Asher gave his chin a rub, pausing for thought, before continuing. “You see, I had this image in my mind. Izabella and I are married—have been married for fifty years. And we’re happy, deliriously so. We have a lovely house, nicely decorated, clean and tidy, fresh flowers on the dining table. We go on vacation together, just the two of us now our children are all grown up. But we help out the children by giving advice, and we play with our grandchildren.” He shrugged. “Schmaltzy, I know. But I couldn’t get those thoughts and images out of my mind.
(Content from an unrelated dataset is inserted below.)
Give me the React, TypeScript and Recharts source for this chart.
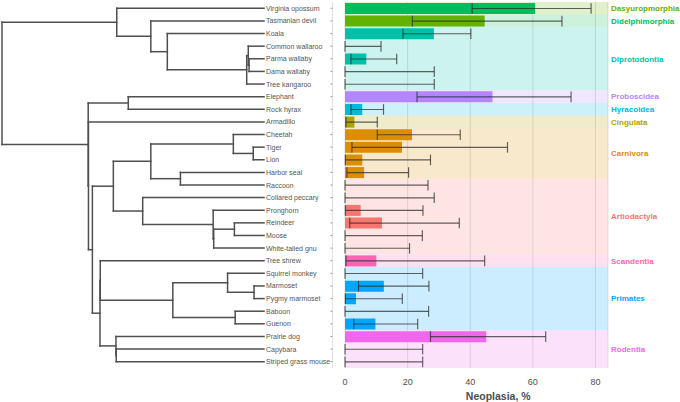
import React from 'react'
import {
  ComposedChart,
  Bar,
  Line,
  Cell,
  XAxis,
  YAxis,
  CartesianGrid,
  ReferenceArea
} from 'recharts'

// species, top to bottom (tree tip order)
const species = [
  'Virginia opossum', 'Tasmanian devil', 'Koala', 'Common wallaroo', 'Parma wallaby',
  'Dama wallaby', 'Tree kangaroo', 'Elephant', 'Rock hyrax', 'Armadillo',
  'Cheetah', 'Tiger', 'Lion', 'Harbor seal', 'Raccoon',
  'Collared peccary', 'Pronghorn', 'Reindeer', 'Moose', 'White-tailed gnu',
  'Tree shrew', 'Squirrel monkey', 'Marmoset', 'Pygmy marmoset', 'Baboon',
  'Guenon', 'Prairie dog', 'Capybara', 'Striped grass mouse'
]

// neoplasia prevalence (%) and its confidence interval
const neoplasia = [60.7, 44.6, 28.4, 0, 6.8, 0, 0, 47.1, 5.5, 3.0, 21.4, 18.2, 5.5, 6.1, 0, 0, 5.0, 11.8, 0, 0, 10.0, 0, 12.4, 3.5, 0, 9.7, 45.1, 0, 0]
const ciLow = [40.6, 21.5, 18.5, 0, 1.9, 0, 0, 23.0, 1.9, 0.3, 10.3, 2.2, 0.1, 0.6, 0, 0, 0.1, 1.5, 0, 0, 0.3, 0, 4.3, 0.1, 0, 2.8, 27.3, 0, 0]
const ciHigh = [78.6, 69.3, 40.2, 11.5, 16.5, 28.5, 28.5, 72.2, 12.3, 10.3, 36.8, 51.9, 27.3, 20.3, 26.5, 28.5, 24.9, 36.5, 24.7, 20.6, 44.6, 24.8, 26.8, 18.3, 26.7, 23.2, 64.1, 24.8, 24.8]

// order used to colour each bar
const barOrder = [
  'Didelphimorphia', 'Dasyuropmorphia', 'Diprotodontia', 'Diprotodontia', 'Diprotodontia',
  'Diprotodontia', 'Diprotodontia', 'Proboscidea', 'Hyracoidea', 'Cingulata',
  'Carnivora', 'Carnivora', 'Carnivora', 'Carnivora', 'Carnivora',
  'Artiodactyla', 'Artiodactyla', 'Artiodactyla', 'Artiodactyla', 'Artiodactyla',
  'Scandentia', 'Primates', 'Primates', 'Primates', 'Primates',
  'Primates', 'Rodentia', 'Rodentia', 'Rodentia'
]

const orderColors: Record<string, string> = {
  Artiodactyla: '#F8766D',
  Carnivora: '#DB8E00',
  Cingulata: '#AEA200',
  Dasyuropmorphia: '#64B200',
  Didelphimorphia: '#00BD5C',
  Diprotodontia: '#00C1A7',
  Hyracoidea: '#00BADE',
  Primates: '#00A6FF',
  Proboscidea: '#B385FF',
  Rodentia: '#EF67EB',
  Scandentia: '#FF63B6'
}

// background bands: [order, first row, last row]
const bands: [string, number, number][] = [
  ['Dasyuropmorphia', 0, 0],
  ['Didelphimorphia', 1, 1],
  ['Diprotodontia', 2, 6],
  ['Proboscidea', 7, 7],
  ['Hyracoidea', 8, 8],
  ['Cingulata', 9, 9],
  ['Carnivora', 10, 13],
  ['Artiodactyla', 14, 19],
  ['Scandentia', 20, 20],
  ['Primates', 21, 25],
  ['Rodentia', 26, 28]
]

const xTicks = [0, 20, 40, 60, 80]
const xDomain = [-4, 84]

// tree internal nodes: [id, depth (root 0, tips 100), children]
const tipDepth = 100
const treeNodes: [string, number, string[]][] = [
  ['root', 0, ['marsupials', 'placentals']],
  ['marsupials', 43.8, ['Virginia opossum', 'australidelphia']],
  ['australidelphia', 56.8, ['Tasmanian devil', 'diprotodontia']],
  ['diprotodontia', 63.1, ['Koala', 'macropods']],
  ['macropods', 93.4, ['macropodinae', 'Tree kangaroo']],
  ['macropodinae', 94.0, ['Common wallaroo', 'wallabies']],
  ['wallabies', 94.3, ['Parma wallaby', 'Dama wallaby']],
  ['placentals', 32.9, ['afrotheria', 'exafroplacentalia']],
  ['afrotheria', 48.2, ['Elephant', 'Rock hyrax']],
  ['exafroplacentalia', 33.0, ['Armadillo', 'boreoeutheria']],
  ['boreoeutheria', 34.5, ['laurasiatheria', 'euarchontoglires']],
  ['laurasiatheria', 42.5, ['carnivora', 'cetartiodactyla']],
  ['carnivora', 56.8, ['felidae', 'caniformia']],
  ['felidae', 88.3, ['Cheetah', 'pantherinae']],
  ['pantherinae', 95.9, ['Tiger', 'Lion']],
  ['caniformia', 68.1, ['Harbor seal', 'Raccoon']],
  ['cetartiodactyla', 53.7, ['Collared peccary', 'ruminants']],
  ['ruminants', 80.6, ['Pronghorn', 'ruminants2']],
  ['ruminants2', 80.8, ['cervidae', 'White-tailed gnu']],
  ['cervidae', 88.7, ['Reindeer', 'Moose']],
  ['euarchontoglires', 37.4, ['euarchonta', 'rodentia']],
  ['euarchonta', 37.5, ['Tree shrew', 'primates']],
  ['primates', 65.2, ['platyrrhini', 'catarrhini']],
  ['platyrrhini', 86.1, ['Squirrel monkey', 'callitrichidae']],
  ['callitrichidae', 96.2, ['Marmoset', 'Pygmy marmoset']],
  ['catarrhini', 89.0, ['Baboon', 'Guenon']],
  ['rodentia', 43.5, ['Prairie dog', 'rodentia2']],
  ['rodentia2', 43.6, ['Capybara', 'Striped grass mouse']]
]

const rows = species.map((s, i) => ({
  species: s,
  value: neoplasia[i],
  ci: [ciLow[i], ciHigh[i]],
  color: orderColors[barOrder[i]]
}))

const nodeMap = new Map(treeNodes.map(n => [n[0], n]))
const nodeY = (id: string): number => {
  const n = nodeMap.get(id)
  if (!n) return species.indexOf(id)
  const ys = n[2].map(nodeY)
  return (ys[0] + ys[ys.length - 1]) / 2
}
const nodeDepth = (id: string) => nodeMap.get(id)?.[1] ?? tipDepth

// each branch is a 2-point line (vertical connector + horizontal stems)
const segments: { x: number; y: number }[][] = []
treeNodes.forEach(([, depth, kids]) => {
  const ys = kids.map(nodeY)
  segments.push([{ x: depth, y: ys[0] }, { x: depth, y: ys[ys.length - 1] }])
  kids.forEach((k, j) => {
    segments.push([{ x: depth, y: ys[j] }, { x: nodeDepth(k), y: ys[j] }])
  })
})

const font = '"Liberation Sans", Arial, Helvetica, sans-serif'

const SpeciesTick = (props: any) => {
  const { x, y, payload } = props
  return (
    <text x={x - 64.5} y={y} dy={2.5} fontSize={7} fill="#555" textAnchor="start">
      {payload.value}
    </text>
  )
}

// whisker drawn from the range bar's own geometry
const CiShape = (props: any) => {
  const { x, y, width, height } = props
  if (x == null || y == null) return null
  const cy = y + height / 2
  const cap = 5.3
  return (
    <g stroke="#2e2e2e" strokeOpacity={0.75} strokeWidth={1.15}>
      <line x1={x} x2={x + width} y1={cy} y2={cy} />
      <line x1={x} x2={x} y1={cy - cap} y2={cy + cap} />
      <line x1={x + width} x2={x + width} y1={cy - cap} y2={cy + cap} />
    </g>
  )
}

export default function App() {
  return (
    <div style={{ position: 'relative', width: 680, height: 402, fontFamily: font, background: '#fff' }}>
      <style>{'body{margin:0}'}</style>

      {/* tree */}
      <div style={{ position: 'absolute', left: 0, top: 0 }}>
        <ComposedChart width={266} height={402} margin={{ top: 2, right: 2, bottom: 34, left: 2 }}>
          <XAxis type="number" dataKey="x" domain={[0, tipDepth]} hide allowDuplicatedCategory={false} />
          <YAxis type="number" dataKey="y" domain={[-0.5, species.length - 0.5]} reversed hide />
          {segments.map((seg, i) => (
            <Line
              key={i}
              data={seg}
              dataKey="y"
              type="linear"
              stroke="#4f4f4f"
              strokeWidth={1.5}
              strokeLinecap="square"
              dot={false}
              activeDot={false}
              isAnimationActive={false}
            />
          ))}
        </ComposedChart>
      </div>

      {/* bars */}
      <div style={{ position: 'absolute', left: 0, top: 0 }}>
        <ComposedChart
          layout="vertical"
          width={680}
          height={402}
          data={rows}
          margin={{ top: 2, right: 72, bottom: 0, left: 0 }}
        >
          <CartesianGrid horizontal={false} stroke="#d8d8d8" strokeWidth={0.8} />
          {bands.map(([name, a, b]) => (
            <ReferenceArea
              key={name}
              x1={0}
              x2={xDomain[1]}
              y1={species[a]}
              y2={species[b]}
              fill={orderColors[name]}
              fillOpacity={0.2}
              stroke="none"
              ifOverflow="visible"
              label={{ value: name, position: 'right', offset: 3, fill: orderColors[name], fontSize: 8, fontWeight: 'bold' }}
            />
          ))}
          <XAxis
            type="number"
            domain={xDomain}
            ticks={xTicks}
            axisLine={false}
            tickLine={false}
            tickSize={0}
            tickMargin={11}
            height={34}
            tick={{ fill: '#4d4d4d', fontSize: 9 }}
            label={{ value: 'Neoplasia, %', position: 'insideBottom', offset: 2, dx: 28, fill: '#4d4d4d', fontSize: 10.5, fontWeight: 'bold' }}
          />
          <YAxis
            type="category"
            dataKey="species"
            width={332.5}
            interval={0}
            axisLine={false}
            tickSize={2}
            tickMargin={0}
            tickLine={{ stroke: '#999' }}
            tick={<SpeciesTick />}
          />
          <YAxis yAxisId="ci" type="category" dataKey="species" hide />
          <Bar dataKey="value" barSize={11} isAnimationActive={false}>
            {rows.map((r, i) => (
              <Cell key={i} fill={r.color} />
            ))}
          </Bar>
          <Bar yAxisId="ci" dataKey="ci" barSize={11} shape={<CiShape />} isAnimationActive={false} />
        </ComposedChart>
      </div>
    </div>
  )
}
I knew damn well that I’d spend my time with Izabella regretting the past, wishing to God we’d got together just after the war and enjoyed all those years together, had that family and the nice house and the vacations. All that regret, it would have made me angry. And that wouldn’t have been fair on her.”
Diane gave a thoughtful nod.
“The regretting, the longing for a past I never had—I just couldn’t face it. I guess getting myself locked up meant I could avoid having to explain it to Izabella. It’s only now I realize that. But I called her after I got released, explained it all to her. We talked for hours, just like we had in Warsaw, and with her help, I think I’m ready. She told me I can still have those thoughts of what might have been, and that in time I’ll come to accept that the chance has gone. And she’s right. I don’t long for those things anymore. I think of them occasionally, but I don’t long for them. I accept the chance has gone.”
“You know something?” Diane said. “I completely get that.”
Asher smiled softly, sadness in his eyes. “Somehow I thought you might.”